I'd also have some personal concerns about limiting my reading in this way - it makes it far more likely that I'd descend into an echo-chamber and assume the whole world felt the same why I do about everything. I quite like reading things that I really disagree with, even if they make me angry sometimes, but if that took time away from the content I was paying for, I'd probably cut right down on it.

My Substack

All of this monetisation is very interesting, but in my case highly likely to be theoretical. I can't see myself trying to monetise my audience, particularly as the number of writers I would be prepared to subscribe to is a number pretty close to zero, and if I'm not doing it I can't really expect anyone else to.
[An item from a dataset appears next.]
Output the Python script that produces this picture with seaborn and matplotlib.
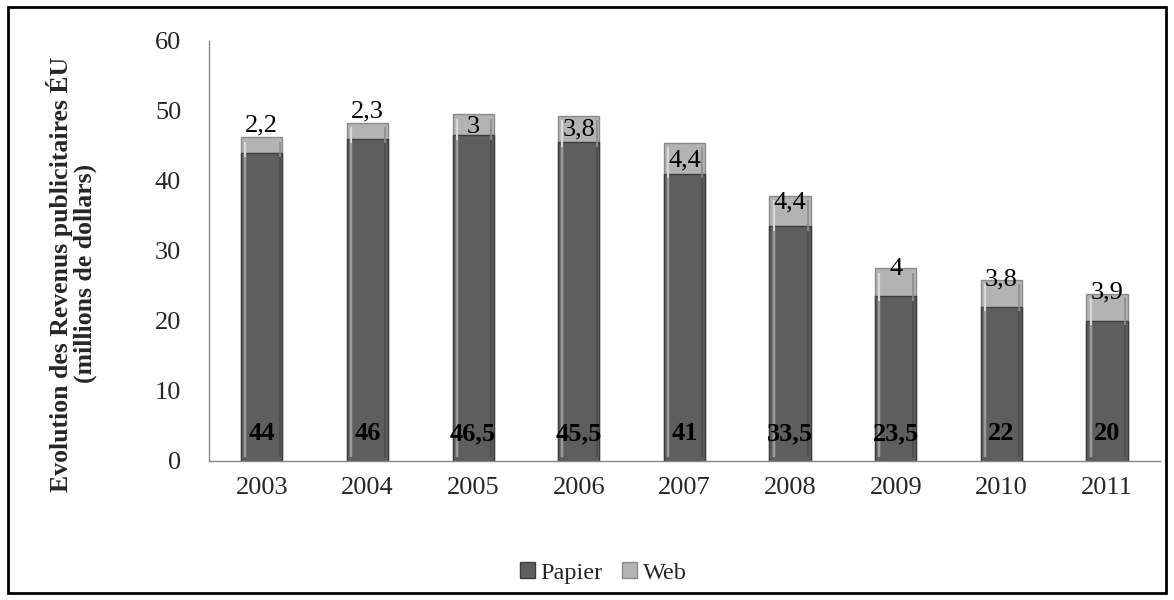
import matplotlib
matplotlib.use("Agg")
import matplotlib.pyplot as plt
import matplotlib.patches as mpatches
import seaborn as sns
import pandas as pd
import numpy as np

years = ["2003", "2004", "2005", "2006", "2007", "2008", "2009", "2010", "2011"]
papier = [44, 46, 46.5, 45.5, 41, 33.5, 23.5, 22, 20]
web = [2.2, 2.3, 3, 3.8, 4.4, 4.4, 4, 3.8, 3.9]
papier_labels = ["44", "46", "46,5", "45,5", "41", "33,5", "23,5", "22", "20"]
web_labels = ["2,2", "2,3", "3", "3,8", "4,4", "4,4", "4", "3,8", "3,9"]
yticks = [0, 10, 20, 30, 40, 50, 60]

# vertical nudge of each Web label relative to the top of its stack
web_label_shift = [1.7, 1.6, -1.8, -1.9, -2.5, -1.0, -0.1, 0.1, 0.2]

sns.set_theme(style="white")
plt.rcParams["font.family"] = ["Liberation Serif", "DejaVu Serif"]

df = pd.DataFrame({"year": years, "Papier": papier, "Web": web})
df["total"] = df["Papier"] + df["Web"]

fig = plt.figure(figsize=(11.74, 6.0), dpi=100)
ax = fig.add_axes([0.178, 0.232, 0.81, 0.70])

DARK = "#5e5e5e"
LIGHT = "#b3b3b3"
bw = 0.39

# totals first (light), then Papier drawn over them (dark) -> stacked look
sns.barplot(data=df, x="year", y="total", color=LIGHT, width=bw, ax=ax,
            edgecolor="#8a8a8a", linewidth=1.0, saturation=1)
sns.barplot(data=df, x="year", y="Papier", color=DARK, width=bw, ax=ax,
            edgecolor="#3c3c3c", linewidth=1.0, saturation=1)

# bevel highlight along the inner edges of each bar
for p in ax.patches:
    x0, y0 = p.get_x(), p.get_y()
    w, h = p.get_width(), p.get_height()
    fc = p.get_facecolor()
    hl = "#d8d8d8" if fc[0] > 0.5 else "#9a9a9a"
    ax.plot([x0 + w * 0.1, x0 + w * 0.1], [y0 + 0.6, y0 + h - 0.6],
            color=hl, lw=1.6, solid_capstyle="butt", zorder=3)
    ax.plot([x0 + w * 0.93, x0 + w * 0.93], [y0 + 0.6, y0 + h - 0.6],
            color="#444444" if fc[0] < 0.5 else "#8c8c8c", lw=1.2,
            solid_capstyle="butt", zorder=3)

# value labels
for i in range(len(years)):
    ax.text(i, 3.9, papier_labels[i], ha="center", va="center",
            fontsize=19, fontweight="bold", color="black", zorder=5)
    ax.text(i, papier[i] + web[i] + web_label_shift[i], web_labels[i],
            ha="center", va="center", fontsize=19, color="black", zorder=5)

ax.set_ylim(0, 60)
ax.set_yticks(yticks)
ax.set_yticklabels([str(v) for v in yticks], fontsize=19)
ax.set_xlim(-0.5, len(years) - 0.5)
ax.set_xticks(range(len(years)))
ax.set_xticklabels(years, fontsize=19)
ax.set_xticks(np.arange(-0.5, len(years), 1.0), minor=True)
ax.tick_params(axis="x", which="major", length=0, pad=12)
ax.tick_params(axis="x", which="minor", length=6, color="#868686", width=1, direction="out")
ax.tick_params(axis="y", which="major", length=6, color="#868686", width=1, direction="out", pad=14)
ax.set_xlabel("")
ax.set_ylabel("Evolution des Revenus publicitaires ÉU\n(millions de dollars)",
              fontsize=18.5, fontweight="bold", linespacing=1.0)
ax.yaxis.set_label_coords(-0.118, 0.445)

for s in ["top", "right"]:
    ax.spines[s].set_visible(False)
for s in ["left", "bottom"]:
    ax.spines[s].set_color("#868686")
    ax.spines[s].set_linewidth(1)

handles = [mpatches.Patch(facecolor=DARK, edgecolor="#3c3c3c", label="Papier"),
           mpatches.Patch(facecolor=LIGHT, edgecolor="#8a8a8a", label="Web")]
fig.legend(handles=handles, loc="center", bbox_to_anchor=(0.514, 0.045), ncol=2,
           frameon=False, fontsize=17.5, handlelength=0.6, handleheight=0.6,
           handletextpad=0.25, columnspacing=0.8)

# outer frame around the whole figure
fig.patches.append(mpatches.Rectangle((0.007, 0.012), 0.986, 0.976, transform=fig.transFigure,
                                      fill=False, edgecolor="black", linewidth=2))

fig.savefig("out.png", dpi=100)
And, of course, clearly nobody would pay to read my ramblings, especially as I don't really know what I'm going to use it for.

I have signed up for Substack - in keeping with my history of creative names like the Bob Buzzard Blog you are currently reading, I've gone for the Bob Buzzard Stack - you can sign up to join me on the journey.

Right now I don't have a great sense of what I'm going to use it for, but as it's a regular newsletter it seems likely there will be links to things that interest me that I've found since the last issue, probably with some of my thoughts about those things or my opinion about something in the news. And they mystery of why I don't expect to monetise this deepens! 

I'll try to post regularly, but I make no promises about the cadence. Feast or famine seems the most likely outcome, but we'll see.

Why Substack?

Because it's there. Because it's popular. Because it's new and I like learning about new things. And because it's free - you only pay if you charge, and even then it's a cut of what you make rather than a flat fee.

I've tried other regular posting concepts before, like Medium Series, but I didn't really warm to the format and, maybe because of that, I didn't get a lot of interest. Series are deprecated now, so even if I wanted to continue with them I couldn't. I also added a News section to my Toolbox, but then it gets hard to provide easy access to the older links, and I didn't really want to build out a whole front end for it. 

My Substack may well go the same way, but you can't hit the ball if you don't swing, so I'm giving it a go.